Except to give the very clear impression that, as Cronin put it, “he was a charmer with ladies,” Berg kept his romantic life as secret as anything else. Certainly he could be a devastating flirt, able to come at a conversation from so many angles. People saw him with attractive women now and then, but never the same one twice. He could be slightly lubricious; on the back of a photograph of a woman named Kelly he wrote in a memo to himself, “Kelly has a beautiful leg and what a fanny.”

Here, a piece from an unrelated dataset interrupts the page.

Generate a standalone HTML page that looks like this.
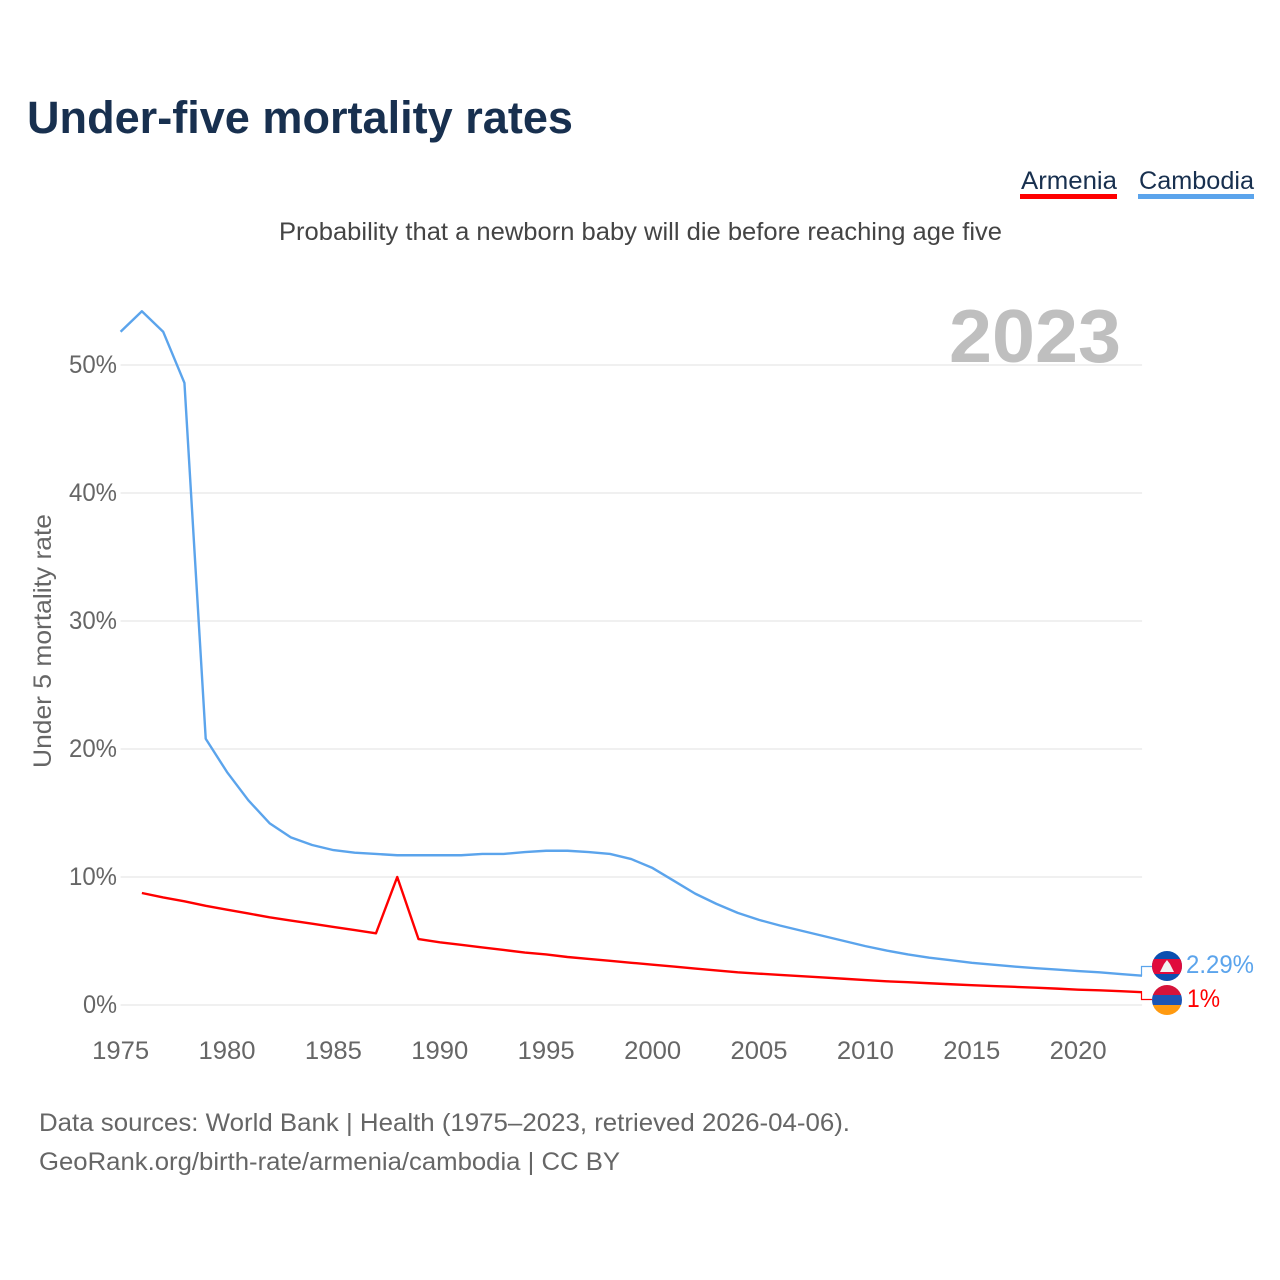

In 1941, Berg spent a second summer amusing himself as the bull pen coach. The Red Sox had a teenage midget batboy named Donald Davidson, and sometimes Berg would hoist Davidson onto his knee and help him with his French and Latin lessons. Davidson’s parents were amazed when he brought home A’s in Latin and French. Berg did some composing of his own, too. In May, he received a letter from Edward Weeks, the editor of the Atlantic Monthly. Weeks said that he wondered a lot about pitchers—“how they learn to be cooney,” as he put it—and wanted Berg to write him a “paper” explaining what it takes “to be better than the average.” Berg mulled over the proposal and accepted. In September, Weeks published a lissome, erudite, and thoroughly winning piece of prose, in which Berg held forth on pitching, as he’d been asked to do, and catching, as seemed only reasonable.
“Pitchers and Catchers” remains the most concise adult primer on the essential art of baseball. Still regularly anthologized, it runs ten book pages in length, and between the stout first sentence (“Baseball men agree with the philosopher that perfection—which means a pennant to them—is attainable only through a proper combination of opposites.”) and the terse, cryptic finale (“The game’s the thing.”), Berg concerns himself with the nuances of the sport that separate players of comparable physical abilities. At first glance, some of
Berg’s conclusions read like bromides, but one doesn’t object, both because the writing is so smooth and also because there is always the understanding that Berg was among the first to approach baseball with such literary seriousness.
His essay is full of pleasures. “Good fielding and pitching, without hitting, or vice versa, is like Ben Franklin’s half a pair of scissors—ineffectual” is typical of the bright, pithy tone. There are phrases in Latin and French, explanations of phenomena like the two o’clock hitter—a man who is a slugger in batting practice and futile during the game—and why catchers give the signals—since they crouch, they can hide them more easily than the pitcher can. The dead-ball era came to an end after World War I, says Berg, because of changes in the availability of foreign ingredients and adjustments in yarn-winding technology. He tells his reader how to throw a forkball and a knuckleball and discusses the many ways pitchers seek to get an edge on hitters, or, as he puts it, “to fool the hitter—there’s the rub.” Wily Ted Lyons, for example, constantly varied the pace of his windup and the style of his delivery. Fastball specialist Lefty Grove waited a year to throw his forkball, and then in a moment of crisis, flabbergasted an opposing batter by sending him one of the slower pitches.